The problem: Retype the opening lines of the data exactly, stopping after the line that contains "import * as". Skip every picture.
________________
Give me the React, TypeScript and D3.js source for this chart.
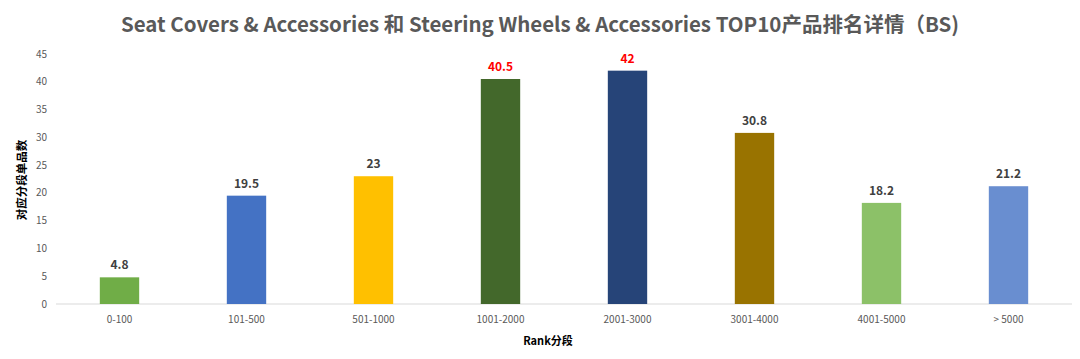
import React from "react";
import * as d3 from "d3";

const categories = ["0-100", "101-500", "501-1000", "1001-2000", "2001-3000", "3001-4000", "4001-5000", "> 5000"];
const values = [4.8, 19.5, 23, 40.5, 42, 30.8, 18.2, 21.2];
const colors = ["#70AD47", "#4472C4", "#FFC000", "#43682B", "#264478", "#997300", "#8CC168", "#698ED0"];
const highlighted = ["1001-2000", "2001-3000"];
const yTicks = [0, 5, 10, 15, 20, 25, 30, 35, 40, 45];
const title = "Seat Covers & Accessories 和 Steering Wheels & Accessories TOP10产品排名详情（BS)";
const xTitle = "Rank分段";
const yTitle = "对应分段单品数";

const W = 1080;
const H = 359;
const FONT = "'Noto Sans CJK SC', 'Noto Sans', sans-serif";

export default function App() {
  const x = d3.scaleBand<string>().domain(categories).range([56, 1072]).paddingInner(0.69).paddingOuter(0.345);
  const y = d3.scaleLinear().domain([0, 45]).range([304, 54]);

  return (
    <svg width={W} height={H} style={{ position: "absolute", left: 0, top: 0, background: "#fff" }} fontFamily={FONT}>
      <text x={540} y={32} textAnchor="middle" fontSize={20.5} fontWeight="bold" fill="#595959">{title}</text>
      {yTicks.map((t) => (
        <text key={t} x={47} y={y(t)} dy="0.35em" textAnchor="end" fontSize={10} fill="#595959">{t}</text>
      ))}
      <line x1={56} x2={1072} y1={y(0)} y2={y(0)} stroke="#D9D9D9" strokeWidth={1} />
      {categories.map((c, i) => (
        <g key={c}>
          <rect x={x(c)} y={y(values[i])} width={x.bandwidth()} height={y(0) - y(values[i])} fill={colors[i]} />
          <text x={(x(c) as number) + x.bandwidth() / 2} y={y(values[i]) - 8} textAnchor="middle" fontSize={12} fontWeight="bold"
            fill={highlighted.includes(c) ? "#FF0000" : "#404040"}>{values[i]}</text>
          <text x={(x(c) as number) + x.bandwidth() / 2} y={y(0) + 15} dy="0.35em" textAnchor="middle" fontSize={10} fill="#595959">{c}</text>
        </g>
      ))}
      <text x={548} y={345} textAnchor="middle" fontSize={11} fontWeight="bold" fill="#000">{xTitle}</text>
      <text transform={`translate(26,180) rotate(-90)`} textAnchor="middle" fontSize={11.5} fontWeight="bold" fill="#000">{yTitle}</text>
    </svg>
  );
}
________________
Finished exercise:
Give me the React, TypeScript and D3.js source for this chart.
import React from "react";
import * as d3 from "d3";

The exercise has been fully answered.